**REQUIRED WORK:** Skip the pictures. Transcribe the rest of the data below without changing a word.

**AVAILABLE DATA:**
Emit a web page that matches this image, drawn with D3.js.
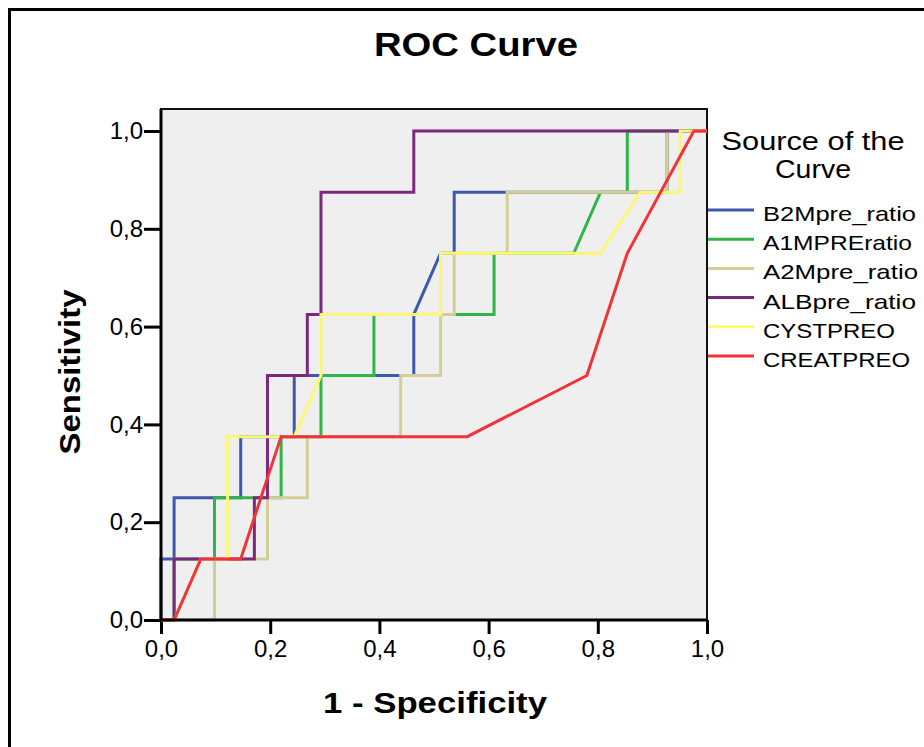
<!DOCTYPE html>
<html>
<head>
<meta charset="utf-8">
<script src="https://cdn.jsdelivr.net/npm/d3@7"></script>
<style>
  body { margin: 0; background: #fff; }
  text { font-family: Arial, "Liberation Sans", sans-serif; fill: #000; }
</style>
</head>
<body>
<div id="chart"></div>
<script>
// series names and colours (legend order = drawing order)
var seriesNames = ['B2Mpre_ratio', 'A1MPREratio', 'A2Mpre_ratio', 'ALBpre_ratio', 'CYSTPREO', 'CREATPREO'];
var seriesColors = ['#3e58ac', '#2fb64a', '#d3ce98', '#7c287d', '#fbf873', '#ef3338'];

// 1 - specificity / sensitivity per curve
var b2mX = [0, 0, .024, .024, .146, .146, .244, .244, .463, .463, .512, .537, .537, .927, .927, 1];
var b2mY = [0, .125, .125, .25, .25, .375, .375, .5, .5, .625, .75, .75, .875, .875, 1, 1];

var a1mX = [0, .024, .024, .098, .098, .220, .220, .293, .293, .390, .390, .610, .610, .756, .805, .854, .854, 1];
var a1mY = [0, 0, .125, .125, .25, .25, .375, .375, .5, .5, .625, .625, .75, .75, .875, .875, 1, 1];

var a2mX = [0, .098, .098, .195, .195, .268, .268, .439, .439, .512, .512, .537, .537, .634, .634, .927, .927, 1];
var a2mY = [0, 0, .125, .125, .25, .25, .375, .375, .5, .5, .625, .625, .75, .75, .875, .875, 1, 1];

var albX = [0, .024, .024, .171, .171, .195, .195, .268, .268, .293, .293, .463, .463, 1];
var albY = [0, 0, .125, .125, .25, .25, .5, .5, .625, .625, .875, .875, 1, 1];

var cystX = [0, .024, .073, .122, .122, .244, .293, .293, .512, .512, .805, .878, .951, .951, 1];
var cystY = [0, 0, .125, .125, .375, .375, .5, .625, .625, .75, .75, .875, .875, 1, 1];

var creatX = [0, .024, .073, .146, .220, .561, .780, .854, .976, 1];
var creatY = [0, 0, .125, .125, .375, .375, .5, .75, 1, 1];

var seriesX = [b2mX, a1mX, a2mX, albX, cystX, creatX];
var seriesY = [b2mY, a1mY, a2mY, albY, cystY, creatY];

var tickValues = [0, .2, .4, .6, .8, 1];
var legendWidths = [153, 149, 155, 153, 132, 147];

//layout
var width = 924, height = 747;
var plotLeft = 161, plotRight = 707, plotTop = 109, plotBottom = 620;

var svg = d3.select('#chart').append('svg')
    .attr('width', width)
    .attr('height', height);

svg.append('rect')
    .attr('width', width).attr('height', height)
    .attr('fill', '#fff');

//outer frame
svg.append('rect')
    .attr('x', 9.5).attr('y', 9.5)
    .attr('width', 1000).attr('height', 1000)
    .attr('fill', 'none')
    .attr('stroke', '#000')
    .attr('stroke-width', 3);

var x = d3.scaleLinear().domain([0, 1]).range([plotLeft, plotRight]);
var y = d3.scaleLinear().domain([0, 1]).range([plotBottom, 131]);

var fmt = d3.formatLocale({decimal: ',', thousands: '.', grouping: [3], currency: ['', '']}).format('.1f');

//plot background
svg.append('rect')
    .attr('x', plotLeft).attr('y', plotTop)
    .attr('width', plotRight - plotLeft).attr('height', plotBottom - plotTop)
    .attr('fill', '#efefef')
    .attr('stroke', '#111')
    .attr('stroke-width', 2);

//axes
var yAxis = svg.append('g')
    .attr('transform', 'translate(' + plotLeft + ',0)')
    .call(d3.axisLeft(y).tickValues(tickValues).tickSize(17).tickPadding(1).tickFormat(fmt));

var xAxis = svg.append('g')
    .attr('transform', 'translate(0,' + plotBottom + ')')
    .call(d3.axisBottom(x).tickValues(tickValues).tickSize(14).tickPadding(6).tickFormat(fmt));

[yAxis, xAxis].forEach(function(ax) {
    ax.select('.domain').remove();
    ax.selectAll('line').attr('stroke', '#000').attr('stroke-width', 3);
    ax.selectAll('text')
        .style('font-size', '24px')
        .style('font-family', 'Arial, "Liberation Sans", sans-serif')
        .attr('fill', '#000');
});

//curves
var line = d3.line()
    .x(function(d) { return x(d[0]); })
    .y(function(d) { return y(d[1]); });

var curves = seriesNames.map(function(name, i) {
    return seriesX[i].map(function(v, j) { return [v, seriesY[i][j]]; });
});

svg.append('g').selectAll('path')
    .data(curves)
    .enter().append('path')
    .attr('d', line)
    .attr('fill', 'none')
    .attr('stroke', function(d, i) { return seriesColors[i]; })
    .attr('stroke-width', 3)
    .attr('stroke-linejoin', 'miter');

//axis lines on top
svg.append('line')
    .attr('x1', plotLeft).attr('x2', plotLeft)
    .attr('y1', plotTop).attr('y2', plotBottom + 1)
    .attr('stroke', '#000').attr('stroke-width', 3);
svg.append('line')
    .attr('x1', plotLeft - 1).attr('x2', plotRight)
    .attr('y1', plotBottom).attr('y2', plotBottom)
    .attr('stroke', '#000').attr('stroke-width', 3);

//titles
svg.append('text')
    .attr('x', 476).attr('y', 56)
    .attr('text-anchor', 'middle')
    .attr('textLength', 204).attr('lengthAdjust', 'spacingAndGlyphs')
    .style('font-size', '34px').style('font-weight', 'bold')
    .text('ROC Curve');

svg.append('text')
    .attr('x', 435).attr('y', 713)
    .attr('text-anchor', 'middle')
    .attr('textLength', 224).attr('lengthAdjust', 'spacingAndGlyphs')
    .style('font-size', '30px').style('font-weight', 'bold')
    .text('1 - Specificity');

svg.append('text')
    .attr('transform', 'translate(80,372) rotate(-90)')
    .attr('text-anchor', 'middle')
    .attr('textLength', 165).attr('lengthAdjust', 'spacingAndGlyphs')
    .style('font-size', '30px').style('font-weight', 'bold')
    .text('Sensitivity');

//legend
svg.append('text')
    .attr('x', 813).attr('y', 150)
    .attr('text-anchor', 'middle')
    .attr('textLength', 183).attr('lengthAdjust', 'spacingAndGlyphs')
    .style('font-size', '25px')
    .text('Source of the');
svg.append('text')
    .attr('x', 813).attr('y', 178)
    .attr('text-anchor', 'middle')
    .attr('textLength', 76).attr('lengthAdjust', 'spacingAndGlyphs')
    .style('font-size', '25px')
    .text('Curve');

var legend = svg.append('g').selectAll('g')
    .data(seriesNames)
    .enter().append('g')
    .attr('transform', function(d, i) { return 'translate(708,' + (210 + i * 29.2) + ')'; });

legend.append('line')
    .attr('x1', 0).attr('x2', 46)
    .attr('stroke', function(d, i) { return seriesColors[i]; })
    .attr('stroke-width', 3);

legend.append('text')
    .attr('x', 55).attr('y', 11)
    .attr('textLength', function(d, i) { return legendWidths[i]; })
    .attr('lengthAdjust', 'spacingAndGlyphs')
    .style('font-size', '21px')
    .text(function(d) { return d; });
</script>
</body>
</html>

**EXERCISE RESULT:**
Emit a web page that matches this image, drawn with D3.js.
<!DOCTYPE html>
<html>
<head>
<meta charset="utf-8">
<script src="https://cdn.jsdelivr.net/npm/d3@7"></script>
<style>
  body { margin: 0; background: #fff; }
  text { font-family: Arial, "Liberation Sans", sans-serif; fill: #000; }
</style>
</head>
<body>
<div id="chart"></div>
<script>
// series names and colours (legend order = drawing order)
var seriesNames = ['B2Mpre_ratio', 'A1MPREratio', 'A2Mpre_ratio', 'ALBpre_ratio', 'CYSTPREO', 'CREATPREO'];
var seriesColors = ['#3e58ac', '#2fb64a', '#d3ce98', '#7c287d', '#fbf873', '#ef3338'];

// 1 - specificity / sensitivity per curve
var b2mX = [0, 0, .024, .024, .146, .146, .244, .244, .463, .463, .512, .537, .537, .927, .927, 1];
var b2mY = [0, .125, .125, .25, .25, .375, .375, .5, .5, .625, .75, .75, .875, .875, 1, 1];

var a1mX = [0, .024, .024, .098, .098, .220, .220, .293, .293, .390, .390, .610, .610, .756, .805, .854, .854, 1];
var a1mY = [0, 0, .125, .125, .25, .25, .375, .375, .5, .5, .625, .625, .75, .75, .875, .875, 1, 1];

var a2mX = [0, .098, .098, .195, .195, .268, .268, .439, .439, .512, .512, .537, .537, .634, .634, .927, .927, 1];
var a2mY = [0, 0, .125, .125, .25, .25, .375, .375, .5, .5, .625, .625, .75, .75, .875, .875, 1, 1];

var albX = [0, .024, .024, .171, .171, .195, .195, .268, .268, .293, .293, .463, .463, 1];
var albY = [0, 0, .125, .125, .25, .25, .5, .5, .625, .625, .875, .875, 1, 1];

var cystX = [0, .024, .073, .122, .122, .244, .293, .293, .512, .512, .805, .878, .951, .951, 1];
var cystY = [0, 0, .125, .125, .375, .375, .5, .625, .625, .75, .75, .875, .875, 1, 1];

var creatX = [0, .024, .073, .146, .220, .561, .780, .854, .976, 1];
var creatY = [0, 0, .125, .125, .375, .375, .5, .75, 1, 1];

var seriesX = [b2mX, a1mX, a2mX, albX, cystX, creatX];
var seriesY = [b2mY, a1mY, a2mY, albY, cystY, creatY];

var tickValues = [0, .2, .4, .6, .8, 1];
var legendWidths = [153, 149, 155, 153, 132, 147];

//layout
var width = 924, height = 747;
var plotLeft = 161, plotRight = 707, plotTop = 109, plotBottom = 620;

var svg = d3.select('#chart').append('svg')
    .attr('width', width)
    .attr('height', height);

svg.append('rect')
    .attr('width', width).attr('height', height)
    .attr('fill', '#fff');

//outer frame
svg.append('rect')
    .attr('x', 9.5).attr('y', 9.5)
    .attr('width', 1000).attr('height', 1000)
    .attr('fill', 'none')
    .attr('stroke', '#000')
    .attr('stroke-width', 3);

var x = d3.scaleLinear().domain([0, 1]).range([plotLeft, plotRight]);
var y = d3.scaleLinear().domain([0, 1]).range([plotBottom, 131]);

var fmt = d3.formatLocale({decimal: ',', thousands: '.', grouping: [3], currency: ['', '']}).format('.1f');

//plot background
svg.append('rect')
    .attr('x', plotLeft).attr('y', plotTop)
    .attr('width', plotRight - plotLeft).attr('height', plotBottom - plotTop)
    .attr('fill', '#efefef')
    .attr('stroke', '#111')
    .attr('stroke-width', 2);

//axes
var yAxis = svg.append('g')
    .attr('transform', 'translate(' + plotLeft + ',0)')
    .call(d3.axisLeft(y).tickValues(tickValues).tickSize(17).tickPadding(1).tickFormat(fmt));

var xAxis = svg.append('g')
    .attr('transform', 'translate(0,' + plotBottom + ')')
    .call(d3.axisBottom(x).tickValues(tickValues).tickSize(14).tickPadding(6).tickFormat(fmt));

[yAxis, xAxis].forEach(function(ax) {
    ax.select('.domain').remove();
    ax.selectAll('line').attr('stroke', '#000').attr('stroke-width', 3);
    ax.selectAll('text')
        .style('font-size', '24px')
        .style('font-family', 'Arial, "Liberation Sans", sans-serif')
        .attr('fill', '#000');
});

//curves
var line = d3.line()
    .x(function(d) { return x(d[0]); })
    .y(function(d) { return y(d[1]); });

var curves = seriesNames.map(function(name, i) {
    return seriesX[i].map(function(v, j) { return [v, seriesY[i][j]]; });
});

svg.append('g').selectAll('path')
    .data(curves)
    .enter().append('path')
    .attr('d', line)
    .attr('fill', 'none')
    .attr('stroke', function(d, i) { return seriesColors[i]; })
    .attr('stroke-width', 3)
    .attr('stroke-linejoin', 'miter');

//axis lines on top
svg.append('line')
    .attr('x1', plotLeft).attr('x2', plotLeft)
    .attr('y1', plotTop).attr('y2', plotBottom + 1)
    .attr('stroke', '#000').attr('stroke-width', 3);
svg.append('line')
    .attr('x1', plotLeft - 1).attr('x2', plotRight)
    .attr('y1', plotBottom).attr('y2', plotBottom)
    .attr('stroke', '#000').attr('stroke-width', 3);

//titles
svg.append('text')
    .attr('x', 476).attr('y', 56)
    .attr('text-anchor', 'middle')
    .attr('textLength', 204).attr('lengthAdjust', 'spacingAndGlyphs')
    .style('font-size', '34px').style('font-weight', 'bold')
    .text('ROC Curve');

svg.append('text')
    .attr('x', 435).attr('y', 713)
    .attr('text-anchor', 'middle')
    .attr('textLength', 224).attr('lengthAdjust', 'spacingAndGlyphs')
    .style('font-size', '30px').style('font-weight', 'bold')
    .text('1 - Specificity');

svg.append('text')
    .attr('transform', 'translate(80,372) rotate(-90)')
    .attr('text-anchor', 'middle')
    .attr('textLength', 165).attr('lengthAdjust', 'spacingAndGlyphs')
    .style('font-size', '30px').style('font-weight', 'bold')
    .text('Sensitivity');

//legend
svg.append('text')
    .attr('x', 813).attr('y', 150)
    .attr('text-anchor', 'middle')
    .attr('textLength', 183).attr('lengthAdjust', 'spacingAndGlyphs')
    .style('font-size', '25px')
    .text('Source of the');
svg.append('text')
    .attr('x', 813).attr('y', 178)
    .attr('text-anchor', 'middle')
    .attr('textLength', 76).attr('lengthAdjust', 'spacingAndGlyphs')
    .style('font-size', '25px')
    .text('Curve');

var legend = svg.append('g').selectAll('g')
    .data(seriesNames)
    .enter().append('g')
    .attr('transform', function(d, i) { return 'translate(708,' + (210 + i * 29.2) + ')'; });

legend.append('line')
    .attr('x1', 0).attr('x2', 46)
    .attr('stroke', function(d, i) { return seriesColors[i]; })
    .attr('stroke-width', 3);

legend.append('text')
    .attr('x', 55).attr('y', 11)
    .attr('textLength', function(d, i) { return legendWidths[i]; })
    .attr('lengthAdjust', 'spacingAndGlyphs')
    .style('font-size', '21px')
    .text(function(d) { return d; });
</script>
</body>
</html>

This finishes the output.